The antimony within Lacan's theory between the symbolic and the presymbolic and his denial of the meaningfulness or possibility of the reciprocal social relations in the presymbolic are rooted partially in the repression of the infant's experience of the loved and feared mother. The infant's (and the infant within the adult's) longing for fusion is defensively turned into Lacan's notion of the lack. Even more than in Freud's work, the powerful mother of infancy is reconceived as the "castrated," unknowable, and unreachable Other. Once the possibility that the infant self was in a relationship with another is denied, the forming of the self can occur only through acts of alienation. The self is necessarily always a false self in Winnicott's sense, but unlike Winnicott, Lacan believes that no other "true" self is possible.
However, as I have argued, it is better to read Lacan's work as a description of the child who is stuck in its separation phase or the narcissistic position and is unable to see himself in the other. His notion of the lack can then be understood as a denial of prior relatedness rather than as an inherent and unresolvable dilemma within the human condition or as intrinsic to the nature of desire. The social history of the subject is transformed into a universal, abstract, existential di-
lemma. Certain aspects of the subject's existence are concealed rather than radically deconstructed as Lacan claims. The subject is turned into a linguistic cipher partially to obscure its own prehistory.
In the end Lacan recreates the myth of a solipsistic disembodied self.
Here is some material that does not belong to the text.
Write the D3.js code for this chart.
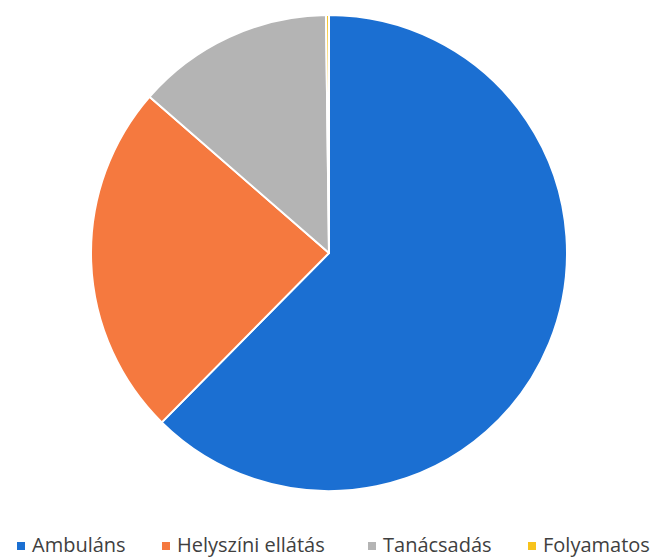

Despite his heroic self-image as a brave Nietzschean negator of bourgeois culture, elucidating our primal alienation and fractured selves, Lacan replicates rather than dismantles a dominant strain of modern Western thought extending from Descartes through Sartre. The subject is not "decentered." An incomplete and stereotypically masculine form of self is posited as the unalterable linchpin in the chain of signifiers said to constitute culture. It is not surprising that the phallus assumes the role of "universal signifier" within Lacan's theory or that he wishes to consign women to presymbolic silence.